Please give back word for word the lines below, from the first one through the one with "import * as".
■ ■ ■ ■ ■
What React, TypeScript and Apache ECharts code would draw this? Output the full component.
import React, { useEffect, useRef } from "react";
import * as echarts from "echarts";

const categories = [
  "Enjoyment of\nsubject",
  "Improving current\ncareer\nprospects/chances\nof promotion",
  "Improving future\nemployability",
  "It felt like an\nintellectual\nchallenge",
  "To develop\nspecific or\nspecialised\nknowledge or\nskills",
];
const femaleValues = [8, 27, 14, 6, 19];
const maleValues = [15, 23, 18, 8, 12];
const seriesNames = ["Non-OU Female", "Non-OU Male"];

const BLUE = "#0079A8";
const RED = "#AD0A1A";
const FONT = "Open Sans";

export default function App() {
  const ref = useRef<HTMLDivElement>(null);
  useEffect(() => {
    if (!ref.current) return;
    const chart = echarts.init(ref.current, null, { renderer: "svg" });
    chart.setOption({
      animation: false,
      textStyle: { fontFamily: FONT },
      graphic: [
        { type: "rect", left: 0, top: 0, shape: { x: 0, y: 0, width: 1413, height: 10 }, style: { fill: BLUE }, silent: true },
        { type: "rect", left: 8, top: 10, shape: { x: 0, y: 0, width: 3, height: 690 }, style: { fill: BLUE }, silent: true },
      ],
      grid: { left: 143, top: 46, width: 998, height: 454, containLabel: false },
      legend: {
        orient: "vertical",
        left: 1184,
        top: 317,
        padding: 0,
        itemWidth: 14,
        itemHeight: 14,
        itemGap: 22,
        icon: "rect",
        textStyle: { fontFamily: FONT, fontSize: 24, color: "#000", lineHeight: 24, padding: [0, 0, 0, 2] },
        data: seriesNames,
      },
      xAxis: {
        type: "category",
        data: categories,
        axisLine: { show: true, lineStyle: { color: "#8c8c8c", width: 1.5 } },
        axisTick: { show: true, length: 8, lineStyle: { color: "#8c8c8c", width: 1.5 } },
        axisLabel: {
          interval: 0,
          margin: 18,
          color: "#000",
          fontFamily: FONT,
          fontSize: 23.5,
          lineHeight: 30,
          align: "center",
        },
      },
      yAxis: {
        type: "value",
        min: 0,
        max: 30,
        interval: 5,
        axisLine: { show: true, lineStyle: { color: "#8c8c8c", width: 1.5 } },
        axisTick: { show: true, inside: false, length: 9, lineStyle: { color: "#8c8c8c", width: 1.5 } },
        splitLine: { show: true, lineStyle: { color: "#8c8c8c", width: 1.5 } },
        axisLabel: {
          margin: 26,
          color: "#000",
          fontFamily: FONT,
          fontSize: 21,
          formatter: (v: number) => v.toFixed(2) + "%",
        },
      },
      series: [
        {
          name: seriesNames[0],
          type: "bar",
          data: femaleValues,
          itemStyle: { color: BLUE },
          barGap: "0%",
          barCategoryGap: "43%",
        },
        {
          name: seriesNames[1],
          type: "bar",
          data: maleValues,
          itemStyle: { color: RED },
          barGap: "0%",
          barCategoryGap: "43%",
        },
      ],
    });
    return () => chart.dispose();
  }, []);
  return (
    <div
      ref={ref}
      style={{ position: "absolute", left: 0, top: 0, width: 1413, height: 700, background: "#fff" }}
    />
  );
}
■ ■ ■ ■ ■
• _Answer to the task_:
What React, TypeScript and Apache ECharts code would draw this? Output the full component.
import React, { useEffect, useRef } from "react";
import * as echarts from "echarts";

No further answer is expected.